What you need to do> Return each line of the listing below, unchanged, and omit the images.

Provided data>
----

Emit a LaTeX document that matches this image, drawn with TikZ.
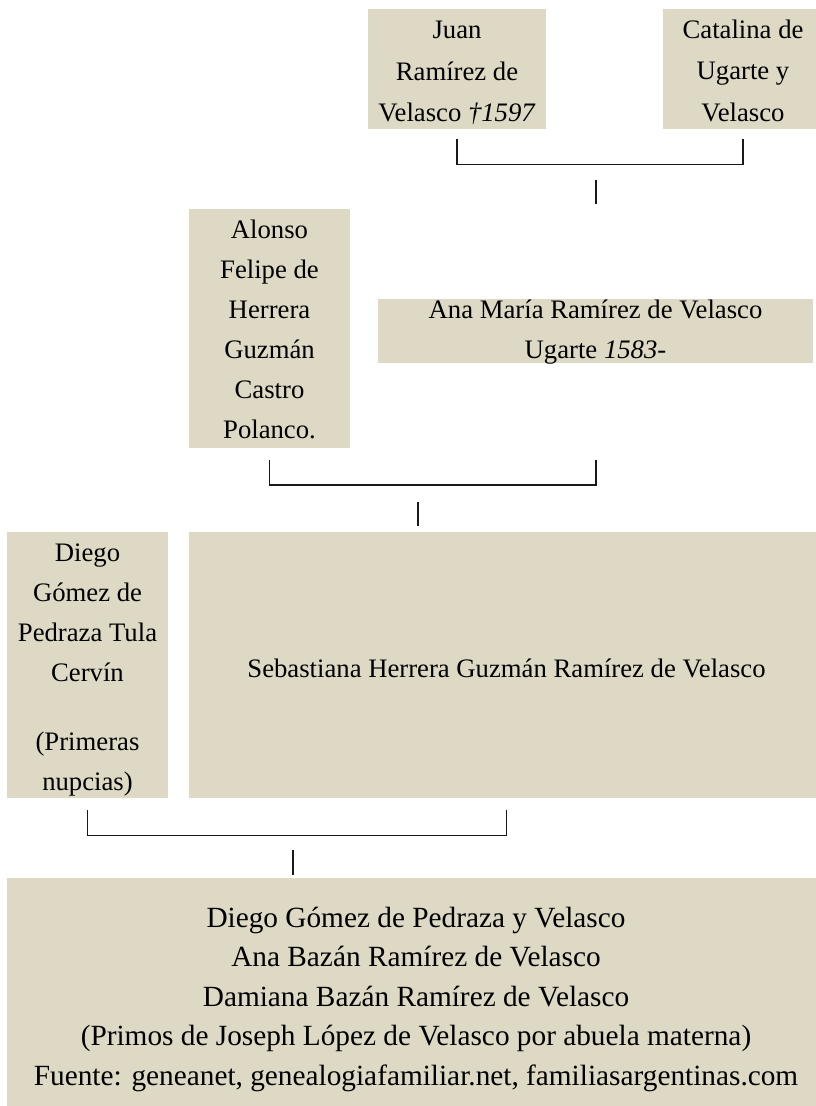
\documentclass[tikz,border=0pt]{standalone}
\usepackage{fontspec}
\setmainfont{Liberation Serif}
\definecolor{beige}{RGB}{221,217,196}
\tikzset{
  persona/.style={fill=beige, inner sep=0pt},
  texto/.style={align=center, inner sep=0pt, font=\fontsize{26.7}{40}\selectfont},
  linea/.style={black!90, line width=1.2pt}
}
\begin{document}
\begin{tikzpicture}[x=1pt, y=-1pt]
        \useasboundingbox (0,0) rectangle (816,1106);
        % abuelos
        \node[persona, minimum width=178, minimum height=120,
          label={[texto, font=\fontsize{26.7}{41.5}\selectfont, yshift=-4pt]center:{Juan\\Ramírez de\\Velasco \textit{†1597}}}] (juan) at (457,69) {};
        \node[persona, minimum width=160, minimum height=120,
          label={[texto, font=\fontsize{26.7}{41.5}\selectfont, yshift=-1.5pt]center:{Catalina de\\Ugarte y\\Velasco}}] (catalina) at (743,69) {};
        \draw[linea] ([yshift=-10pt]juan.south) |- ([yshift=-35pt]catalina.south) -- ([yshift=-10pt]catalina.south);
        \coordinate (u1a) at (596,180);
        \coordinate (u1b) at (596,204);
        \draw[linea] (u1a) -- (u1b);
        % padres
        \node[persona, minimum width=161, minimum height=239,
          label={[texto, yshift=-1pt]center:{Alonso\\Felipe de\\Herrera\\Guzmán\\Castro\\Polanco.}}] (alonso) at (269.5,328.5) {};
        \node[persona, minimum width=435, minimum height=64,
          label={[texto, yshift=-1pt]center:{Ana María Ramírez de Velasco\\Ugarte \textit{1583-}}}] (anamaria) at (595.5,331) {};
        \coordinate (b2r) at (596,460);
        \draw[linea] ([yshift=-12pt]alonso.south) |- ([yshift=-25pt]b2r) -- (b2r);
        \coordinate (u2a) at (418,502);
        \coordinate (u2b) at (418,526);
        \draw[linea] (u2a) -- (u2b);
        % matrimonio
        \node[persona, minimum width=161, minimum height=266,
          label={[texto, yshift=-5pt]center:{Diego\\Gómez de\\Pedraza Tula\\Cervín\\[29pt](Primeras\\nupcias)}}] (diego) at (87.5,665) {};
        \node[persona, minimum width=635, minimum height=266,
          label={[texto, yshift=-3pt]center:{Sebastiana Herrera Guzmán Ramírez de Velasco}}] (sebastiana) at (506.5,665) {};
        \draw[linea] ([yshift=-12pt]diego.south) |- ([yshift=-37pt]sebastiana.south) -- ([yshift=-12pt]sebastiana.south);
        \coordinate (u3a) at (293,850);
        \coordinate (u3b) at (293,875);
        \draw[linea] (u3a) -- (u3b);
        % hijos
        \node[persona, minimum width=818, minimum height=236,
          label={[texto, font=\fontsize{29.3}{39.5}\selectfont, yshift=-3pt]center:{Diego Gómez de Pedraza y Velasco\\Ana Bazán Ramírez de Velasco\\Damiana Bazán Ramírez de Velasco\\(Primos de Joseph López de Velasco por abuela materna)\\Fuente: geneanet, genealogiafamiliar.net, familiasargentinas.com}}] (hijos) at (416,996) {};
\end{tikzpicture}
\end{document}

----

Exercise solution>
Emit a LaTeX document that matches this image, drawn with TikZ.
\documentclass[tikz,border=0pt]{standalone}
\usepackage{fontspec}
\setmainfont{Liberation Serif}
\definecolor{beige}{RGB}{221,217,196}
\tikzset{
  persona/.style={fill=beige, inner sep=0pt},
  texto/.style={align=center, inner sep=0pt, font=\fontsize{26.7}{40}\selectfont},
  linea/.style={black!90, line width=1.2pt}
}
\begin{document}
\begin{tikzpicture}[x=1pt, y=-1pt]
        \useasboundingbox (0,0) rectangle (816,1106);
        % abuelos
        \node[persona, minimum width=178, minimum height=120,
          label={[texto, font=\fontsize{26.7}{41.5}\selectfont, yshift=-4pt]center:{Juan\\Ramírez de\\Velasco \textit{†1597}}}] (juan) at (457,69) {};
        \node[persona, minimum width=160, minimum height=120,
          label={[texto, font=\fontsize{26.7}{41.5}\selectfont, yshift=-1.5pt]center:{Catalina de\\Ugarte y\\Velasco}}] (catalina) at (743,69) {};
        \draw[linea] ([yshift=-10pt]juan.south) |- ([yshift=-35pt]catalina.south) -- ([yshift=-10pt]catalina.south);
        \coordinate (u1a) at (596,180);
        \coordinate (u1b) at (596,204);
        \draw[linea] (u1a) -- (u1b);
        % padres
        \node[persona, minimum width=161, minimum height=239,
          label={[texto, yshift=-1pt]center:{Alonso\\Felipe de\\Herrera\\Guzmán\\Castro\\Polanco.}}] (alonso) at (269.5,328.5) {};
        \node[persona, minimum width=435, minimum height=64,
          label={[texto, yshift=-1pt]center:{Ana María Ramírez de Velasco\\Ugarte \textit{1583-}}}] (anamaria) at (595.5,331) {};
        \coordinate (b2r) at (596,460);
        \draw[linea] ([yshift=-12pt]alonso.south) |- ([yshift=-25pt]b2r) -- (b2r);
        \coordinate (u2a) at (418,502);
        \coordinate (u2b) at (418,526);
        \draw[linea] (u2a) -- (u2b);
        % matrimonio
        \node[persona, minimum width=161, minimum height=266,
          label={[texto, yshift=-5pt]center:{Diego\\Gómez de\\Pedraza Tula\\Cervín\\[29pt](Primeras\\nupcias)}}] (diego) at (87.5,665) {};
        \node[persona, minimum width=635, minimum height=266,
          label={[texto, yshift=-3pt]center:{Sebastiana Herrera Guzmán Ramírez de Velasco}}] (sebastiana) at (506.5,665) {};
        \draw[linea] ([yshift=-12pt]diego.south) |- ([yshift=-37pt]sebastiana.south) -- ([yshift=-12pt]sebastiana.south);
        \coordinate (u3a) at (293,850);
        \coordinate (u3b) at (293,875);
        \draw[linea] (u3a) -- (u3b);
        % hijos
        \node[persona, minimum width=818, minimum height=236,
          label={[texto, font=\fontsize{29.3}{39.5}\selectfont, yshift=-3pt]center:{Diego Gómez de Pedraza y Velasco\\Ana Bazán Ramírez de Velasco\\Damiana Bazán Ramírez de Velasco\\(Primos de Joseph López de Velasco por abuela materna)\\Fuente: geneanet, genealogiafamiliar.net, familiasargentinas.com}}] (hijos) at (416,996) {};
\end{tikzpicture}
\end{document}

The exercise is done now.